I have to make a decision for Max. Max deserves the best. And I'm not giving it to him. I am failing him.


Toledo Imagination Station

Over Spring Break, Matt and I decided to take the boys to the Toledo Imagination Station.  It used to be COSI.  We were just hoping it was as good as COSI used to be.

We arrived around 12:30pm.  The place was busy, especially since it was spring break, but it wasn't crazy.  A LOT of the same stuff was there as used to be when COSI owned it.  There were some specialty exhibits that the kids liked and we enjoyed a lot of the activities.  The boys favorite was the water area.  They have a big kids area and a little kids (preschool) play area.  They both played in the preschool one and it was just right for them. 

While watching them play, I really noticed (again) their difference in personalities.  Maxwell wants to be aggressive and is very "into" his play.  Notice his angry eyes while he's driving the firetruck below.  Everything he does is with gusto and full emotion. 



Payton, on the other hand, was very nurturing and caring in his play.  He spent a lot of time looking at x-rays, getting the babies dressed and pretending to be a doctor.  The rest of his time was spent trying to figure out how things work.




We did eat there.  Matt and I had salads, Vitamin Waters, and the kids each had a kids meal (chicken nuggets were WAY better than the burger).  Total cost was $25ish.  Not crazy, but a little pricey.

We bought a membership which will get us into a LOT of nationwide science centers.  I'm excited to start using the membership especially since Maxwell can play more now. 




Wednesday, April 7

I've been given the boot

Monday, while doing some yard work, I dropped the glass & metal top of our bistro table onto my bare foot.

Yesterday, the pain was getting worse. Today, it hurts even more. I was about in tears driving home from a friend's house today.

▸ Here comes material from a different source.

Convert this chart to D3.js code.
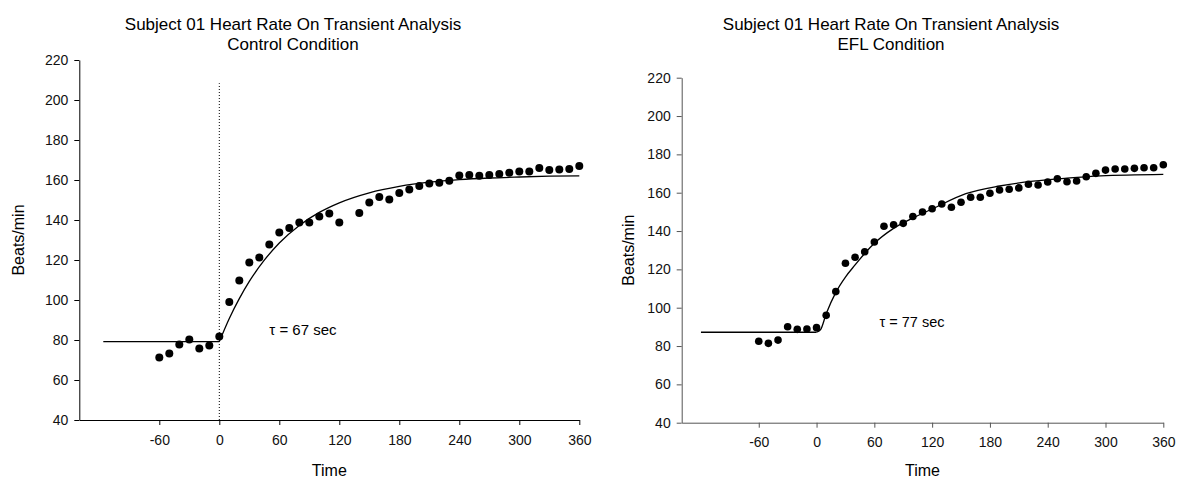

After extras, my new podiatrist decided I have a *slight* stress fracture. He gave me a highly-fashionable and oh so comfortable LARGE plastic boot to wear. He'd like me to wear it three weeks, but said that really, when the bruising and pain went away, I could probably stop wearing it. He's not really worried about the walking on it or stress on it, but more that someone (say, Maxwell, maybe) would step on it and slow the healing (and cause pain).

I'm not looking forward to wearing it all weekend...or returning to school with it on Monday. Hopefully this heals up REALLY fast!!!

Tuesday, April 6

Easter Weekend


The real sign of spring: Easter Weekend!! We spent most of it with my family in Berea. It was so great to see all my brothers (and their significant others) all in one place. We got some great family photos and really enjoyed our time together.

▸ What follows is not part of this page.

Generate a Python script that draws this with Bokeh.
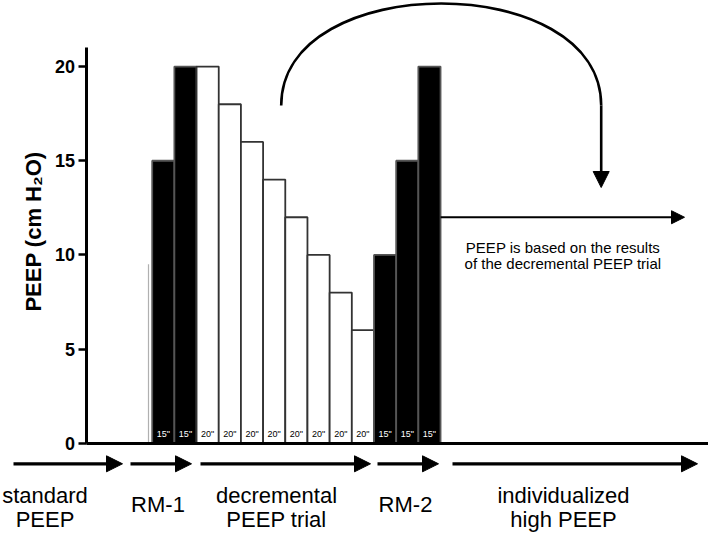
from bokeh.plotting import figure
from bokeh.models import Range1d, LinearAxis, FixedTicker, Arrow, NormalHead, ColumnDataSource
from bokeh.core.properties import value
from bokeh.embed import file_html
from bokeh.resources import INLINE

# ---------------- data ----------------
standard_peep = 9.5
rm1_peep = [15, 20]
rm1_time = ['15"', '15"']
decremental_peep = [20, 18, 16, 14, 12, 10, 8, 6]
decremental_time = ['20"', '20"', '20"', '20"', '20"', '20"', '20"', '20"']
rm2_peep = [10, 15, 20]
rm2_time = ['15"', '15"', '15"']
individualized_peep = 12
y_ticks = [0, 5, 10, 15, 20]
y_label = "PEEP (cm H\u2082O)"
phase_top = ["standard", "decremental", "individualized"]
phase_bottom = ["PEEP", "PEEP trial", "high PEEP"]
phase_single = ["RM-1", "RM-2"]
note_lines = ["PEEP is based on the results", "of the decremental PEEP trial"]

# ---------------- layout (page pixels -> data) ----------------
W, H = 708, 535
PAGE = 0
X0_PX, PX_PER_X = 151.7, 22.18
Y0_PX, PX_PER_Y = 442.7, 18.83


def px2x(px):
    return (px - X0_PX) / PX_PER_X


def py2y(py):
    return (Y0_PX - py) / PX_PER_Y


x_start, x_end = px2x(PAGE), px2x(PAGE + W)
y_start, y_end = py2y(PAGE + H), py2y(PAGE)
axis_x = px2x(85.5)
FONT = "Liberation Sans"

p = figure(width=W, height=H, output_backend="svg", toolbar_location=None,
           x_range=Range1d(x_start, x_end), y_range=Range1d(y_start, y_end),
           x_axis_location=None, y_axis_location=None, min_border=0)
p.min_border_left = p.min_border_right = p.min_border_top = p.min_border_bottom = 0
p.outline_line_color = None
p.grid.visible = False
p.background_fill_color = "white"
p.border_fill_color = "white"

# ---------------- bars ----------------
# standard PEEP bar (faint)
std_right = px2x(148)
p.quad(left=[axis_x], right=[std_right], bottom=[0], top=[standard_peep],
       fill_color="white", line_alpha=0)
p.segment(x0=[std_right], y0=[0], x1=[std_right], y1=[standard_peep],
          line_color="#b0b0b0", line_width=1.2)

values = rm1_peep + decremental_peep + rm2_peep
times = rm1_time + decremental_time + rm2_time
kinds = ["black"] * len(rm1_peep) + ["white"] * len(decremental_peep) + ["black"] * len(rm2_peep)
lefts = list(range(len(values)))
rights = [l + 1 for l in lefts]
centers = [l + 0.5 for l in lefts]
fills = ["black" if k == "black" else "white" for k in kinds]
lines = ["#555555" if k == "black" else "#333333" for k in kinds]
tcolors = ["white" if k == "black" else "black" for k in kinds]
src = ColumnDataSource(dict(left=lefts, right=rights, top=values, fill=fills, line=lines,
                            cx=centers, t=times, tc=tcolors))
p.quad(left="left", right="right", bottom=0, top="top", fill_color="fill",
       line_color="line", line_width=1.8, source=src)
p.text(x="cx", y=py2y(433.5), text="t", text_color="tc", text_align="center",
       text_baseline="middle", text_font=value(FONT), text_font_size="9px", source=src)

# ---------------- axes ----------------
yax = LinearAxis(fixed_location=axis_x, bounds=(0, 21), ticker=FixedTicker(ticks=y_ticks))
yax.axis_line_width = 3
yax.major_tick_line_width = 2.5
yax.major_tick_out = 8
yax.major_tick_in = 0
yax.minor_tick_line_color = None
yax.major_label_text_font = FONT
yax.major_label_text_font_style = "bold"
yax.major_label_text_font_size = "18px"
yax.major_label_text_color = "black"
yax.major_label_standoff = 3
p.add_layout(yax, "left")

# axis title carried by a line-less axis so it can be centred like the reference
lab_ax = LinearAxis(fixed_location=axis_x, bounds=(0, 2 * py2y(231)),
                    ticker=FixedTicker(ticks=[]), axis_label=y_label)
lab_ax.axis_line_color = None
lab_ax.major_tick_line_color = None
lab_ax.minor_tick_line_color = None
lab_ax.major_tick_out = 0
lab_ax.major_label_standoff = 0
lab_ax.major_label_text_font_size = "0px"
lab_ax.axis_label_text_font = FONT
lab_ax.axis_label_text_font_style = "bold"
lab_ax.axis_label_text_font_size = "22px"
lab_ax.axis_label_text_color = "black"
lab_ax.axis_label_standoff = 41
p.add_layout(lab_ax, "left")

xax = LinearAxis(fixed_location=0, bounds=(axis_x, x_end), ticker=FixedTicker(ticks=[]))
xax.axis_line_width = 3
xax.major_tick_line_color = None
xax.minor_tick_line_color = None
xax.major_label_text_font_size = "0px"
p.add_layout(xax, "below")

# ---------------- individualized PEEP arrow ----------------
ind_src = ColumnDataSource(dict(x0=[rights[-1]], y0=[individualized_peep],
                                x1=[px2x(684)], y1=[individualized_peep]))
p.add_layout(Arrow(end=NormalHead(size=13, fill_color="black", line_color="black"),
                   x_start="x0", y_start="y0", x_end="x1", y_end="y1",
                   line_width=2.2, line_color="black", source=ind_src))
p.text(x=[px2x(562.5)] * 2, y=[py2y(246.7), py2y(263.3)], text=note_lines,
       text_align="center", text_baseline="alphabetic", text_font=value(FONT),
       text_font_size="15px", text_color="black")

# ---------------- curved arrow ----------------
cx0, cx1 = px2x(280.7), px2x(600.7)
cy = py2y(105)
ry = py2y(3) - cy
p.bezier(x0=[cx0], y0=[cy], x1=[cx1], y1=[cy], cx0=[cx0], cy0=[cy + 4 / 3 * ry],
         cx1=[cx1], cy1=[cy + 4 / 3 * ry], line_width=2.6, line_color="black")
arc_src = ColumnDataSource(dict(x0=[cx1], y0=[cy], x1=[cx1], y1=[py2y(187)]))
p.add_layout(Arrow(end=NormalHead(size=16, fill_color="black", line_color="black"),
                   x_start="x0", y_start="y0", x_end="x1", y_end="y1",
                   line_width=2.6, line_color="black", source=arc_src))

# ---------------- phase arrows & labels ----------------
arrow_px = [(13, 122), (130, 191), (200, 370), (377, 438), (452, 697)]
ph_src = ColumnDataSource(dict(x0=[px2x(a) for a, b in arrow_px], x1=[px2x(b) for a, b in arrow_px],
                               y=[py2y(463.3)] * len(arrow_px)))
p.add_layout(Arrow(end=NormalHead(size=16, fill_color="black", line_color="black"),
                   x_start="x0", y_start="y", x_end="x1", y_end="y",
                   line_width=3.2, line_color="black", source=ph_src))

two_line_cx = [px2x(44.5), px2x(276), px2x(563)]
p.text(x=two_line_cx, y=[py2y(495)] * 3, text=phase_top, text_align="center",
       text_baseline="middle", text_font=value(FONT), text_font_size="22px",
       text_color="black")
p.text(x=two_line_cx, y=[py2y(518.5)] * 3, text=phase_bottom, text_align="center",
       text_baseline="middle", text_font=value(FONT), text_font_size="22px",
       text_color="black")
p.text(x=[px2x(157.5), px2x(405)], y=[py2y(503.5)] * 2, text=phase_single,
       text_align="center", text_baseline="middle", text_font=value(FONT),
       text_font_size="22px", text_color="black")

open("out.html", "w").write(file_html(p, INLINE))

Sunday, we went to church with my parents. It's the church I grew up in, yet now, I only know about 30 of the 100 people there. It was weird. I felt like everyone was holding back. Like no one wanted to really worship, but that a lot of people were there because that's what you do on Easter Sunday. I missed my church and my church family a lot.

Later Sunday, we spent a few hours at Matt's aunt & uncle's home with about half of his family there. We had a great time catching up with all that family and just relaxing around the house.



Monday, April 5

The Best of Today

A beautiful day for what feels like our first day of spring break.

The best of moments:
1) Christmas toys finally got used! Max and Payton each found a few things to take outside to play with.

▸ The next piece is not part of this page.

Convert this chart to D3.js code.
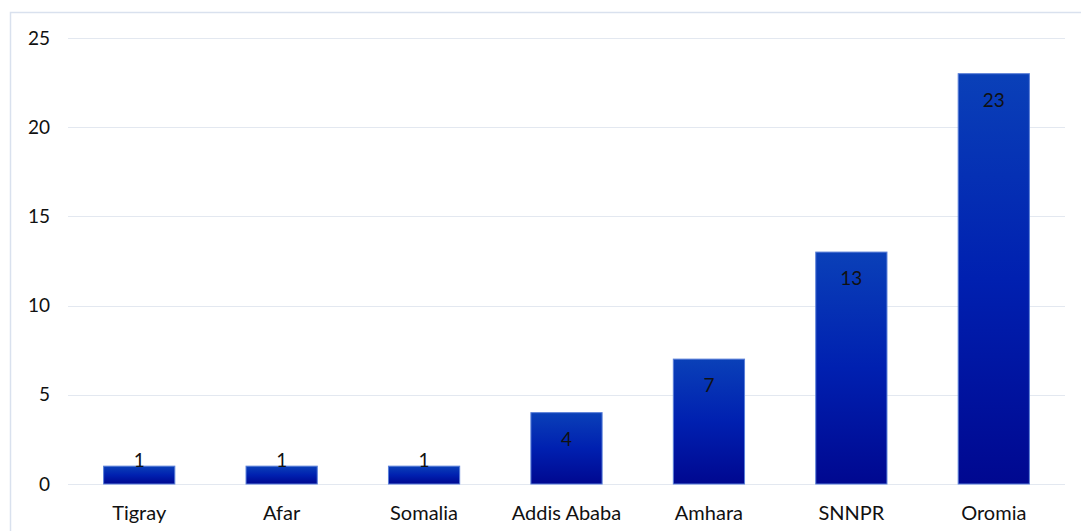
<!DOCTYPE html>
<html><head><meta charset="utf-8">
<script src="https://cdn.jsdelivr.net/npm/d3@7"></script>
<style>body{margin:0;background:#fff;}svg{display:block;font-family:Lato,"Open Sans",sans-serif;}</style>
</head><body><svg id="c" width="1081" height="531"></svg>
<script>
const categories = ["Tigray","Afar","Somalia","Addis Ababa","Amhara","SNNPR","Oromia"];
const values = [1,1,1,4,7,13,23];
const yTicks = [0,5,10,15,20,25];

const svg = d3.select("#c");
svg.append("rect").attr("x",10.5).attr("y",12.5).attr("width",1090).attr("height",540)
  .attr("fill","#fff").attr("stroke","#d9e1ee").attr("stroke-width",1.5);

const defs = svg.append("defs");
const g = defs.append("linearGradient").attr("id","gr").attr("x1",0).attr("y1",0).attr("x2",0).attr("y2",1);
g.append("stop").attr("offset","0%").attr("stop-color","#0a40b8");
g.append("stop").attr("offset","50%").attr("stop-color","#0020b0");
g.append("stop").attr("offset","100%").attr("stop-color","#000890");

const x = d3.scaleBand().domain(categories).range([68,1065]).paddingInner(0.5).paddingOuter(0.25);
const y = d3.scaleLinear().domain([0,25]).range([484,38]);

svg.append("g").selectAll("line").data(yTicks).join("line")
  .attr("x1",68).attr("x2",1065).attr("y1",d=>Math.round(y(d))+0.5).attr("y2",d=>Math.round(y(d))+0.5)
  .attr("stroke","#e3e8f0").attr("stroke-width",1);

svg.append("g").selectAll("text").data(yTicks).join("text")
  .attr("x",50).attr("y",d=>y(d)).attr("dy","0.35em").attr("text-anchor","end")
  .attr("font-size",19).attr("fill","#111").text(d=>d);

svg.append("g").selectAll("rect").data(values).join("rect")
  .attr("x",(d,i)=>x(categories[i])).attr("width",x.bandwidth())
  .attr("y",d=>y(d)).attr("height",d=>y(0)-y(d))
  .attr("fill","url(#gr)").attr("stroke","#5a7fd8").attr("stroke-width",1);

svg.append("g").selectAll("text").data(values).join("text")
  .attr("x",(d,i)=>x(categories[i])+x.bandwidth()/2).attr("y",d=>Math.min(y(d)+33, y(0)-17))
  .attr("text-anchor","middle").attr("font-size",19).attr("fill","#111").text(d=>d);

svg.append("g").selectAll("text").data(categories).join("text")
  .attr("x",d=>x(d)+x.bandwidth()/2).attr("y",520)
  .attr("text-anchor","middle").attr("font-size",20).attr("fill","#111").text(d=>d);
</script></body></html>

2) We spent more time outside than inside! Those of you who know my kids, know that's amazing for Payton.

3) After spending time with my parents' dog, Quinn, I started calling Missy "Quinny". Today, when I called for Missy to stop barking and called her by the wrong name, I heard Max go to the fence and tell her "I know you Missy. You not Quinny. Silly Mommy." Yeah. That's awesome.

4) We watched Jill and Kevin's Wedding Dance. Probably 20 times today. The boys can't get enough. And we worked on our dance moves. Bonus.

5) Payton is developing a taste in music. Today, while listening to "The Way I Am" by Ingrid Michaelson, Payton told me that he liked her "singing voice".

A really nice day with my kiddos. Loving them.